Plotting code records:

━━━━━━━━

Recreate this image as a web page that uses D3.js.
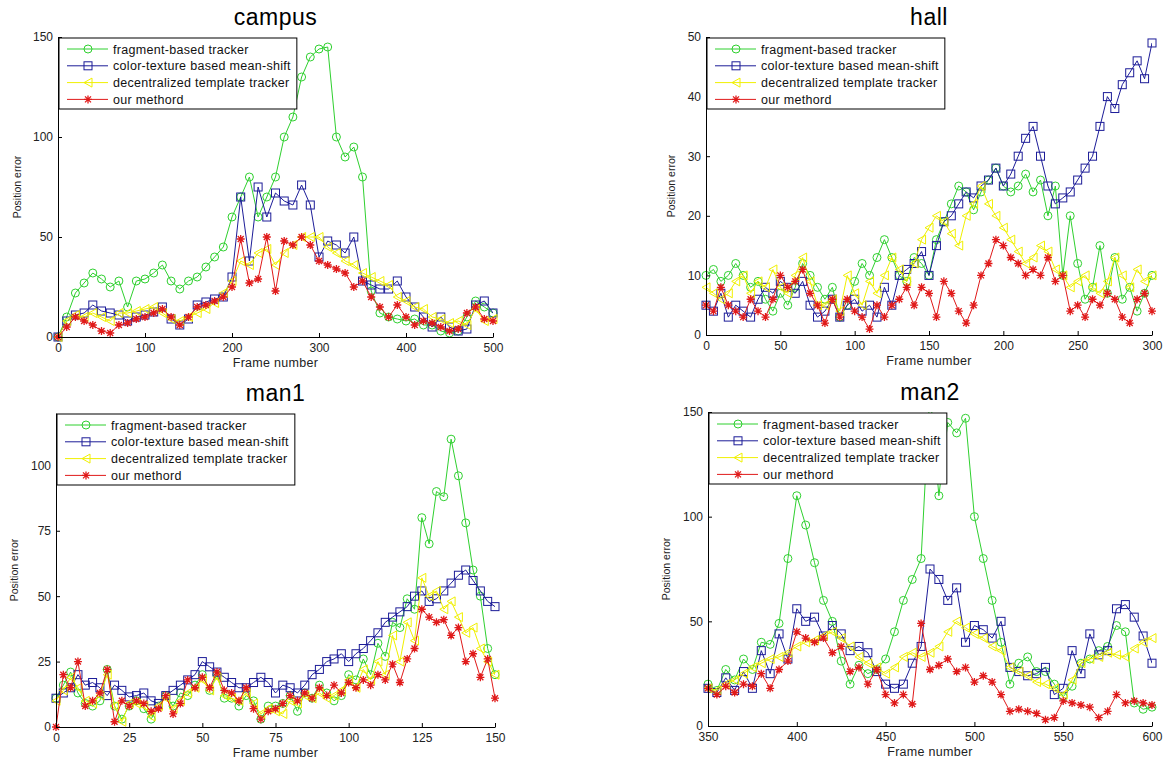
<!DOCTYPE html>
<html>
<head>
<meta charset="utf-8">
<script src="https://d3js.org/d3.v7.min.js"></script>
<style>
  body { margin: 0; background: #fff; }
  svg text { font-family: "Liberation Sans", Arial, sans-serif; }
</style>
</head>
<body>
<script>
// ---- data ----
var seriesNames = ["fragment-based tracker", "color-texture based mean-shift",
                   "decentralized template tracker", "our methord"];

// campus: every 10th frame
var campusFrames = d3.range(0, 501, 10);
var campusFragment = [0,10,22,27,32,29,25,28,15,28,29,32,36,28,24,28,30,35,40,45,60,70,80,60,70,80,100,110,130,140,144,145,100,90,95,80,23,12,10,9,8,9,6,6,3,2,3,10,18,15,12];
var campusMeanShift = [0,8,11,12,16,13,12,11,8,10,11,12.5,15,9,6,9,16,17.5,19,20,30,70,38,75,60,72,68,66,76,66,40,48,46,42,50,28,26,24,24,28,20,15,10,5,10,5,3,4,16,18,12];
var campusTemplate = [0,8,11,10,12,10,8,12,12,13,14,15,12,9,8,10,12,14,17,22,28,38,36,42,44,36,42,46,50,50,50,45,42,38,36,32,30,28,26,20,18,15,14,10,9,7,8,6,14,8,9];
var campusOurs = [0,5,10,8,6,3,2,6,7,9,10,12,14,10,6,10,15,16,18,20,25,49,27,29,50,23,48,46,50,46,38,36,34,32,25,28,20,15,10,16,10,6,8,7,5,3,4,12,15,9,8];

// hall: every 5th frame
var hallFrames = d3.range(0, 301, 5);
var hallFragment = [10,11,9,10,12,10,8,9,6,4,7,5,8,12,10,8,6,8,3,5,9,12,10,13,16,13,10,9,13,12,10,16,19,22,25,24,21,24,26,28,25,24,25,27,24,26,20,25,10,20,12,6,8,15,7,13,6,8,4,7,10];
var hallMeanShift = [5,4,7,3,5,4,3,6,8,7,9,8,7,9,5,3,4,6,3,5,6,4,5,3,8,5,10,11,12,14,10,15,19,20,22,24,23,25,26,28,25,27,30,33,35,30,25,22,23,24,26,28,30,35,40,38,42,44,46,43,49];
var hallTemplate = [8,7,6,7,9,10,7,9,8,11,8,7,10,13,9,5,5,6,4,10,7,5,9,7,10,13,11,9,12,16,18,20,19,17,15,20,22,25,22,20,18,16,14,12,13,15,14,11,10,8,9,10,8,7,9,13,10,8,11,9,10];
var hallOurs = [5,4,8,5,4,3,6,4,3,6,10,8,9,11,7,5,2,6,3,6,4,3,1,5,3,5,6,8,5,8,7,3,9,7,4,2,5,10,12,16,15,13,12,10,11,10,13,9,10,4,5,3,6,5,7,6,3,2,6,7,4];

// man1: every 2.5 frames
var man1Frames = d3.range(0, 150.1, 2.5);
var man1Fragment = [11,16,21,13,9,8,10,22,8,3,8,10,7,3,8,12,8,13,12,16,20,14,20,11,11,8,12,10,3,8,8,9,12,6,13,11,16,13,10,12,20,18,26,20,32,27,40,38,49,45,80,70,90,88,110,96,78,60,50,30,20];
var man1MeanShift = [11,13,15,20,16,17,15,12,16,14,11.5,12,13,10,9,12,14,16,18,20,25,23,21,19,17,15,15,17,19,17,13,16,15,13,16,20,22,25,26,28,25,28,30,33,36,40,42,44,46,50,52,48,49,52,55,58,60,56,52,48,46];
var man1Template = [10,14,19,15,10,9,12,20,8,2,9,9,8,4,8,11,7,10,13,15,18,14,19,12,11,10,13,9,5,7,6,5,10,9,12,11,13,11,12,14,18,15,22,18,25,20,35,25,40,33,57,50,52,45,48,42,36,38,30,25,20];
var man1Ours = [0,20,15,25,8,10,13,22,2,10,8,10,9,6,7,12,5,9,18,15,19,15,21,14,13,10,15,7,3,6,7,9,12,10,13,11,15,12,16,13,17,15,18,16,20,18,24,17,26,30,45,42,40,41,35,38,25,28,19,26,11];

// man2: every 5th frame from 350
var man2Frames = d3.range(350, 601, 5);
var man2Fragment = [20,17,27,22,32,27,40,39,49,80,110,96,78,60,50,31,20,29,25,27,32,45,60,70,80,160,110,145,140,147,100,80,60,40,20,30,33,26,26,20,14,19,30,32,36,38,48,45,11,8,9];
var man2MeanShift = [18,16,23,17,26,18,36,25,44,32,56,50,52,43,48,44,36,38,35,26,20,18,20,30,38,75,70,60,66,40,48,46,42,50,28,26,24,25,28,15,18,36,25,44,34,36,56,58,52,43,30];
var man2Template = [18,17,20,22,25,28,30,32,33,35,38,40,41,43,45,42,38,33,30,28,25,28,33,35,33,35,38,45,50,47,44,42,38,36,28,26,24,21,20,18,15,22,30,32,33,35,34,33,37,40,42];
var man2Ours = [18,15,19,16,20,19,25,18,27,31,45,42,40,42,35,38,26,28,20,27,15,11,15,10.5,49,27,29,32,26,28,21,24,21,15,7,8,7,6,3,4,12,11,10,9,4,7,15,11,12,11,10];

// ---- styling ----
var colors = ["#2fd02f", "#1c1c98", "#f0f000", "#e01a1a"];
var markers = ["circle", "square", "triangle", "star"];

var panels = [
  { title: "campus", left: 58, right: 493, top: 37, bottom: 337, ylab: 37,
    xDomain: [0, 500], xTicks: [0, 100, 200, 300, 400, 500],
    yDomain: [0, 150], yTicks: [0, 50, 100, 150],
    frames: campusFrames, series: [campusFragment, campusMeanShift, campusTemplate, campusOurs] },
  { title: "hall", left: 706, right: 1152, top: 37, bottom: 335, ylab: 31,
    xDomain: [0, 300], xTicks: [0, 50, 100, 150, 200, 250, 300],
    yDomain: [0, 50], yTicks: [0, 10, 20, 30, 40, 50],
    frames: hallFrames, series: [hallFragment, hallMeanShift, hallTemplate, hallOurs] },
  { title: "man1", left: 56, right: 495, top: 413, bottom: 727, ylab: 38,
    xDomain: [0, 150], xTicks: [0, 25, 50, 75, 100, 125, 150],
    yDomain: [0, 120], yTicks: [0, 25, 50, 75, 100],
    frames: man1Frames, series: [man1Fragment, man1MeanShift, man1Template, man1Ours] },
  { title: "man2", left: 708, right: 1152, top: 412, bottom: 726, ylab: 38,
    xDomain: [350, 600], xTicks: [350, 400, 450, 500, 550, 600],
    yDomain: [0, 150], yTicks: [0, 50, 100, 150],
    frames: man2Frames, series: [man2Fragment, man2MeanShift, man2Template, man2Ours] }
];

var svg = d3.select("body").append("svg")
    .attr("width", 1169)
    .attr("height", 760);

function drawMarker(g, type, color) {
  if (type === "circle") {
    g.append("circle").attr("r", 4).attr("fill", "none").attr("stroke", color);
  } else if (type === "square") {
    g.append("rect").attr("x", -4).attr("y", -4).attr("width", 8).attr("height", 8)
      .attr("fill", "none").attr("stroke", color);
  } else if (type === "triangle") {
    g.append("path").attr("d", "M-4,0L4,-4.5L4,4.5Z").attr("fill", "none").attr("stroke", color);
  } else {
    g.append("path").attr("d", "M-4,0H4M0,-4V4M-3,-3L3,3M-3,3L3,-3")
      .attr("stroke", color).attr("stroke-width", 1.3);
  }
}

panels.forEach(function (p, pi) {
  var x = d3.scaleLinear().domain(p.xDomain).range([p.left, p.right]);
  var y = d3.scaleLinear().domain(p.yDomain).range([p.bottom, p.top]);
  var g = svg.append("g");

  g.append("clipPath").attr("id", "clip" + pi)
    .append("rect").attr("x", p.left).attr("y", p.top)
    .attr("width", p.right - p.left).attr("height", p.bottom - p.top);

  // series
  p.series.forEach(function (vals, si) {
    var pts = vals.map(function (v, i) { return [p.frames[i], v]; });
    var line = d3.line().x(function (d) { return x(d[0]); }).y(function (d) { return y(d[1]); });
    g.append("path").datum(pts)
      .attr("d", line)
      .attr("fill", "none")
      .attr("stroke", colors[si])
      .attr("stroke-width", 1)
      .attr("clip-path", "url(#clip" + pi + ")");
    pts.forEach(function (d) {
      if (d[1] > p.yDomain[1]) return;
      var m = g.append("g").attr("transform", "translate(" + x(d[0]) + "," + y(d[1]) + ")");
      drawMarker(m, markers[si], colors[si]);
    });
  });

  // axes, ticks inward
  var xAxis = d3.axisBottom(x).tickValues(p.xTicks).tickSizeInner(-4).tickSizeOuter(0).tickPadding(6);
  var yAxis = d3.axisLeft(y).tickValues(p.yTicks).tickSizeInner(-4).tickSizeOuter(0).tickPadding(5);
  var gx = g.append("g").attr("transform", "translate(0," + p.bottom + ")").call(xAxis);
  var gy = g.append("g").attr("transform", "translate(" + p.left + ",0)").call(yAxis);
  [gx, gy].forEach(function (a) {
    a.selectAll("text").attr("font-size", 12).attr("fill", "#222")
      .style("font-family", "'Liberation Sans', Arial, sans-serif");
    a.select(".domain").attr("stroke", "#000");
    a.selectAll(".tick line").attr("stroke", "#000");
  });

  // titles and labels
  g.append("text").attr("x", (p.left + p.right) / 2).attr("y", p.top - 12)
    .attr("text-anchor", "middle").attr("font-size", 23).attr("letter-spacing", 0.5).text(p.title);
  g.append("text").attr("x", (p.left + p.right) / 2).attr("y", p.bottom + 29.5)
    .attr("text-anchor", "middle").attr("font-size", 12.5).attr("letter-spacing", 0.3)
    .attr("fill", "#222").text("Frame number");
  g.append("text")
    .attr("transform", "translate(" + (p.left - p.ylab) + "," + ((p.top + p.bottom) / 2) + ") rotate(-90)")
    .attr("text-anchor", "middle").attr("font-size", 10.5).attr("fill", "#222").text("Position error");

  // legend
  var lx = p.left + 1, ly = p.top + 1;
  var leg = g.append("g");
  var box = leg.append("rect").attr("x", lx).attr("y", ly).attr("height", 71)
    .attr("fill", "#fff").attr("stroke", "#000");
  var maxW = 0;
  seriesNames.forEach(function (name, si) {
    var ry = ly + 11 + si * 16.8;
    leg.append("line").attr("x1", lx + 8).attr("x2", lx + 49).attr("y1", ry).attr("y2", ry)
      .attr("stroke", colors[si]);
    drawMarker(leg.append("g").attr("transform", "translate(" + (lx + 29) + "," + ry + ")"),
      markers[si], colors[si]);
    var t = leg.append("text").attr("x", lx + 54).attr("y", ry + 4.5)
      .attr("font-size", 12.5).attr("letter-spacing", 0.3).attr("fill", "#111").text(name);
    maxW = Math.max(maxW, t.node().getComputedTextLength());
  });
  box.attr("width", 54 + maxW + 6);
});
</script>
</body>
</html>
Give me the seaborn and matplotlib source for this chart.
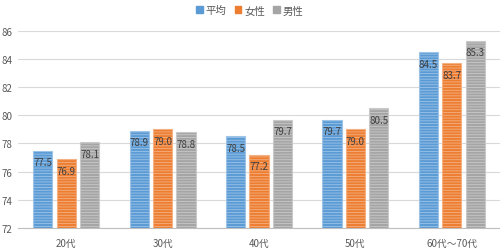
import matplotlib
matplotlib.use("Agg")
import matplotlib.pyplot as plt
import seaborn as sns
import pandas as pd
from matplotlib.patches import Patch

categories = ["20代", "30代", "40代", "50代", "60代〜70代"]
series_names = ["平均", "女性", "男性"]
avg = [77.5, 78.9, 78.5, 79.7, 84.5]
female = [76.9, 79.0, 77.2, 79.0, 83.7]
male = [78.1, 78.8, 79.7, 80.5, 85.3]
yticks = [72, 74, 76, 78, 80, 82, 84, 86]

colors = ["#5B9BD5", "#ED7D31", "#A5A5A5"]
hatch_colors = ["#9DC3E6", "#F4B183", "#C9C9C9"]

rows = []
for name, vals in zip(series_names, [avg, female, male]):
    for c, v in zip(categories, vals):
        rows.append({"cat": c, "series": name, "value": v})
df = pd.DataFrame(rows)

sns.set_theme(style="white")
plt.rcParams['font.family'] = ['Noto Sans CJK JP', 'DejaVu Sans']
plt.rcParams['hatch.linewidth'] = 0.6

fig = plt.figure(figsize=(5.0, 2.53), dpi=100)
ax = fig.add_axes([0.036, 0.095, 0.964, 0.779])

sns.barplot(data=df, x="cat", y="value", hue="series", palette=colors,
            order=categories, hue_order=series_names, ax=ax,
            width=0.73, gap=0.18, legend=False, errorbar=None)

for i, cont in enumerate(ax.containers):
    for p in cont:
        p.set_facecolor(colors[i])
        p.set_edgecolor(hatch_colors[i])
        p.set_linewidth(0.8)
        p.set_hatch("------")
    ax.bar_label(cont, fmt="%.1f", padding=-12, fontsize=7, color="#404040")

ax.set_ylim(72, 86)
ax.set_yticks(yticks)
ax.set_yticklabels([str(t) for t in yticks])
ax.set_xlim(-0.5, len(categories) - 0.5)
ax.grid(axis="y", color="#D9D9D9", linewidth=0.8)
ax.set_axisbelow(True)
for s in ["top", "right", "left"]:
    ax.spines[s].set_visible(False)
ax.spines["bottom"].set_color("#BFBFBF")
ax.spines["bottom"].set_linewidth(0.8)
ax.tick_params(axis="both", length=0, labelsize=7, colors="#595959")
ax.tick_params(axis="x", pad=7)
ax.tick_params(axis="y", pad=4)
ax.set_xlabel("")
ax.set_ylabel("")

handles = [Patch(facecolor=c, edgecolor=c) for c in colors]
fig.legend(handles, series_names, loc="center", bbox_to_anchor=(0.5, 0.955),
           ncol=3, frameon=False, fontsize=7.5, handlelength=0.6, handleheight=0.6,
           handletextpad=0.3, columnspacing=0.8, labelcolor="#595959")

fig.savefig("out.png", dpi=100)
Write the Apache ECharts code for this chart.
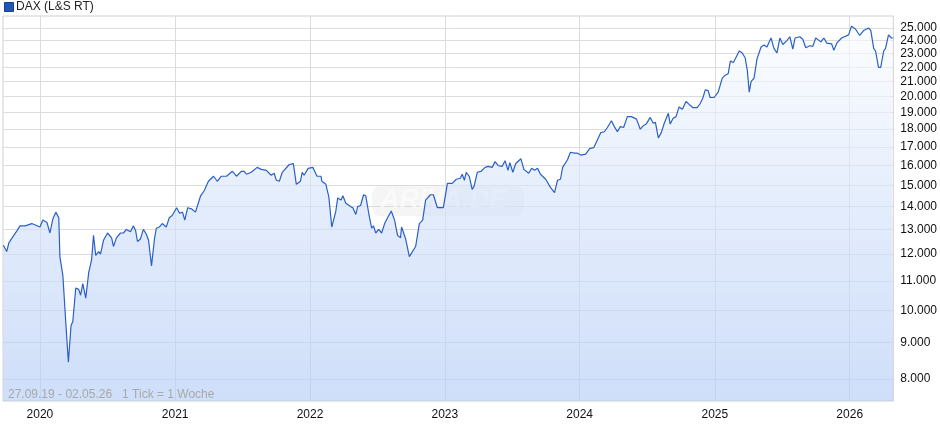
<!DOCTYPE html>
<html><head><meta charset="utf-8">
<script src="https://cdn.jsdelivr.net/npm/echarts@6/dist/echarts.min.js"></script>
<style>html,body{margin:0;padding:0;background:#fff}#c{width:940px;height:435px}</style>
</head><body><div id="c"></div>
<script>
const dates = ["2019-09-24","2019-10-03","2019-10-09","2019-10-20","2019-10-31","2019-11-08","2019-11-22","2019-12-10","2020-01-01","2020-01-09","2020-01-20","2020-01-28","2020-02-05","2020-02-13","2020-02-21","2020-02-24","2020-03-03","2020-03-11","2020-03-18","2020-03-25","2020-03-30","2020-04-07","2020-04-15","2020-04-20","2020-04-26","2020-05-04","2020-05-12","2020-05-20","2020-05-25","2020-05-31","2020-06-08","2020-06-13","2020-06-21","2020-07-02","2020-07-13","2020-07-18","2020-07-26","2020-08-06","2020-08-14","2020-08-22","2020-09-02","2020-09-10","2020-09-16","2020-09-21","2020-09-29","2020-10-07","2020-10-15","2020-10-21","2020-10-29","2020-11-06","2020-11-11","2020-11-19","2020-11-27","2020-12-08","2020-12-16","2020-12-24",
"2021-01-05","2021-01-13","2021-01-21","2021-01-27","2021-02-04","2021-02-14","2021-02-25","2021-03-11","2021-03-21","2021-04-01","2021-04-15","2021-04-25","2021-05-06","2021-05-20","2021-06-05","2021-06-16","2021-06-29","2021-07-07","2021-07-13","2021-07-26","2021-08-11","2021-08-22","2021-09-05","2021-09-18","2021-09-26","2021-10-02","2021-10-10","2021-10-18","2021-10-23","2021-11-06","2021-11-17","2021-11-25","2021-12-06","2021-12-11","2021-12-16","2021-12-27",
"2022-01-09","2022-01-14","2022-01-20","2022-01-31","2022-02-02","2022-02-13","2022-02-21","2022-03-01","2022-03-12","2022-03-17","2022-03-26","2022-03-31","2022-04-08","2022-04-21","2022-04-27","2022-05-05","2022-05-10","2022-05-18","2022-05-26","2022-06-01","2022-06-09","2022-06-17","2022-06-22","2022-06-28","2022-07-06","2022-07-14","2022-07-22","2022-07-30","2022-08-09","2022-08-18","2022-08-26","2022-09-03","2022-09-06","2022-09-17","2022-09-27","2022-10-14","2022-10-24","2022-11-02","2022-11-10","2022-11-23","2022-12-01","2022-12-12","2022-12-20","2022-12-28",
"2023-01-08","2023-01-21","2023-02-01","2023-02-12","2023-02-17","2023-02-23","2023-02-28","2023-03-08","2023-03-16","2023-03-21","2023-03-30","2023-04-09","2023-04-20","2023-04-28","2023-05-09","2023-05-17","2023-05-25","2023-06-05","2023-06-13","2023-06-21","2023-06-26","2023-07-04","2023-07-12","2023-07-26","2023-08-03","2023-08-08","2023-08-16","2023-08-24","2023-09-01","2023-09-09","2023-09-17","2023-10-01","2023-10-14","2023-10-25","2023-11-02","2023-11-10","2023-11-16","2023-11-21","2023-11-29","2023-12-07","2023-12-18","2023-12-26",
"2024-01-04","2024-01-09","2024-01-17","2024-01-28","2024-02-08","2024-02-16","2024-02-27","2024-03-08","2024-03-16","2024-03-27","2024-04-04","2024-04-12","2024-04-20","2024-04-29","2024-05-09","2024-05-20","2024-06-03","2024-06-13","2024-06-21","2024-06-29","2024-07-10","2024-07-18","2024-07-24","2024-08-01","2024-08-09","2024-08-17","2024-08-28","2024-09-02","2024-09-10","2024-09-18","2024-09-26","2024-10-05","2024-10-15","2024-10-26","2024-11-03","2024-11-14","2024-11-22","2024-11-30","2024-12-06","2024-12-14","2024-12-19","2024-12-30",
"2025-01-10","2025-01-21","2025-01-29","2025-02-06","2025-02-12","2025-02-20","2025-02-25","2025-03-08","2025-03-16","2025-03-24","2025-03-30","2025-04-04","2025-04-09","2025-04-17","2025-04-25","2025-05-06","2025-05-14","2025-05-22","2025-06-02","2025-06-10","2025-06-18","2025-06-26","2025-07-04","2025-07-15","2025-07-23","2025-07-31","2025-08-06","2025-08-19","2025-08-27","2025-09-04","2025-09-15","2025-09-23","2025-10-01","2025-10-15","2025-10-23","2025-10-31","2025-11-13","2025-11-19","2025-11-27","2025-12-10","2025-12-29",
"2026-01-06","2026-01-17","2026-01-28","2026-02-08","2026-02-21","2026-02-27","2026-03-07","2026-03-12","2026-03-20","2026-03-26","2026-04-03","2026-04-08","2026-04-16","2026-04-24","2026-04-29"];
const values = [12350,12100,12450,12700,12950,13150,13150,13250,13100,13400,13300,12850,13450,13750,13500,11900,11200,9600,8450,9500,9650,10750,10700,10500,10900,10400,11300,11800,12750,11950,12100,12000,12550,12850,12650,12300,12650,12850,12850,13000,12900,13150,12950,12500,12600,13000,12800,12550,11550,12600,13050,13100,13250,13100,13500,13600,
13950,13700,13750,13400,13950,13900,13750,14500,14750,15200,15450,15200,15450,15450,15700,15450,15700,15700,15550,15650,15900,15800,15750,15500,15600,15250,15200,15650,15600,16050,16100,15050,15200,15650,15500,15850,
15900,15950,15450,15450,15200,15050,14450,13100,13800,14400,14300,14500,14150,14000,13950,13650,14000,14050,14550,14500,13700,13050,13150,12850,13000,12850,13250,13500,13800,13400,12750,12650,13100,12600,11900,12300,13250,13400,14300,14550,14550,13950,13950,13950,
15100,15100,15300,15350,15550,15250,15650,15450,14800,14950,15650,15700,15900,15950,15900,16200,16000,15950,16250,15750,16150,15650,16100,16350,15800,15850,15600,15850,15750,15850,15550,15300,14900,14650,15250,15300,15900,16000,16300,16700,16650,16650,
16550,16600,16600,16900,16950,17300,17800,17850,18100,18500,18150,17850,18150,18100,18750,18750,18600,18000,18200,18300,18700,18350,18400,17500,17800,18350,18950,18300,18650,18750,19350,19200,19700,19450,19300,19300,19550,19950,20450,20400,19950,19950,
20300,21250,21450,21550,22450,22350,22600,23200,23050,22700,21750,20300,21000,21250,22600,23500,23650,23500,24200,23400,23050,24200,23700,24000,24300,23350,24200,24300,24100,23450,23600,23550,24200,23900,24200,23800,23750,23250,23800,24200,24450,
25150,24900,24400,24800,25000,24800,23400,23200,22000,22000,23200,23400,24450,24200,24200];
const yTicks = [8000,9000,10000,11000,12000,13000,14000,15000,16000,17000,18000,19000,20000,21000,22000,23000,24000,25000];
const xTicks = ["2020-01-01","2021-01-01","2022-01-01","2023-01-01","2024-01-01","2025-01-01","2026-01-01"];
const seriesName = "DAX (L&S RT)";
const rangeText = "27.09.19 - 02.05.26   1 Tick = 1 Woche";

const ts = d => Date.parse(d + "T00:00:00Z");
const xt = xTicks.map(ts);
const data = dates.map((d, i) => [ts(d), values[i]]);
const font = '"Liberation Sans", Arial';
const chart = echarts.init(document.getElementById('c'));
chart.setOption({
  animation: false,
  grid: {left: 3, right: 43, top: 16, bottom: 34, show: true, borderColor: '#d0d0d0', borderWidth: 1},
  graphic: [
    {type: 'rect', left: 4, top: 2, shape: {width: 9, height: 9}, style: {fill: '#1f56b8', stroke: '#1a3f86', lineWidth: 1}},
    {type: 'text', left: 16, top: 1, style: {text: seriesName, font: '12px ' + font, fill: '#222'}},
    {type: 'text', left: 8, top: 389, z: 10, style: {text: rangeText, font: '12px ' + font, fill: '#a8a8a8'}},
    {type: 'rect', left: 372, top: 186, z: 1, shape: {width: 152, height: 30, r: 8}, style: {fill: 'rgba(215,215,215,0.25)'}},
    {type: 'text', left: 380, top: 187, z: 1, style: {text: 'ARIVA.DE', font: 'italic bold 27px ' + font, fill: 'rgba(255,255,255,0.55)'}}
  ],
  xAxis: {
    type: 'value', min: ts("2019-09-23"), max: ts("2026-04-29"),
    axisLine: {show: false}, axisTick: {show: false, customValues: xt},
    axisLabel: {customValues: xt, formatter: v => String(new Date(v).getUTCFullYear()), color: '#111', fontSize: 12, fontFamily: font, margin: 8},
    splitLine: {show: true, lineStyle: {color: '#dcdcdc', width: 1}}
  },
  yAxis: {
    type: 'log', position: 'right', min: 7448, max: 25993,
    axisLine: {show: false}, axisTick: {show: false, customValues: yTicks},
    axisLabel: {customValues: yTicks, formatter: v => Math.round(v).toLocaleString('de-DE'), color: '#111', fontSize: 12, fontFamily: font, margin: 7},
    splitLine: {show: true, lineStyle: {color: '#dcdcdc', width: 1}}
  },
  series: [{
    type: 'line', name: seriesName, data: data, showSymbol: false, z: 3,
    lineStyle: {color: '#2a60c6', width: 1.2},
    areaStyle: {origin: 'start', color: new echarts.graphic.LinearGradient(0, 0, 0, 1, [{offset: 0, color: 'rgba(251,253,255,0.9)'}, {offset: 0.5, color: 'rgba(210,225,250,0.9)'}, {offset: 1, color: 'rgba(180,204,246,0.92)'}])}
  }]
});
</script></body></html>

━━━━━━━━

YOUR TASK:
Report how many lines in the data include the word "this", and give nothing but the count.

WORKED SOLUTION:
3